On Greek and Hebrew Thought....

The Greeks and the Hebrews had very different ways of looking at life and how a thing can be known. This is a concept that I have had thrown at me in Torrey and have been trying to wade through in the midst of reading Plato and other Greek books. For the Greeks, you can only know something once you have fully reasoned it out and comprehended it completely . Knowledge and wisdom are gained through reason and the intellect, the mind is glorified as the only way to truth. While there is great merit to the way the Greeks view the world (certainly I would not be in a school that so exalts it if I did not believe that we ought to understand and use this worldview) the Greek view of knowledge is not the Biblical one.

The Bible is written from a Hebrew worldview and therefore contains a very different view of knowing. For the Hebrew mind, the spirit/soul is the essence of knowing something. If a person can place an idea or a truth into their hearts and truly live it out, then they know it. If that knowledge is not transforming your heart, then you don't truly know it. This is important because the reason can never understand the fullness of God. He is too great, too all-inclusive to be understood by something so small human reason.

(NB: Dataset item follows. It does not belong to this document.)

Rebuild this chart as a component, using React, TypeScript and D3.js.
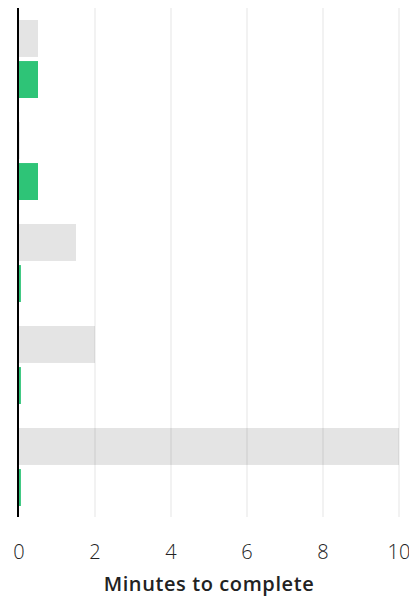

It seems then that this view is in sharp contradiction to the Greek worldview. The Hebrew mind uses reason, but not as the ultimate means for knowledge, while the Greeks worship reason as the source of all knowledge if not even human goodness. The Bible calls us to pursue transformation, not just information. God wants us to have changed and transformed hearts, not intellectual trophies. However, Greek thought does have its place. The training of the mind is vital to our spiritual growth. As we learn to discipline out minds we can then apply similar principles to other parts of our lives. Also, God has given us the gifts of reason and intellect, it would be a slap in the face of our creator not to use them to the full potential for which God gave them to us.

So where, then, does this leave us? Which worldview do we choose? I would suggest that there is not actually a choice to be made. I believe that we need to adopt an overarching Hebrew mindset and seek not just information but transformation. Yet in the midst of this way of thinking, we need to apply Greek thought to certain areas of our lives and then apply the truths we learn through reason to our lives and hide them in our hearts so that God can use them to change our lives.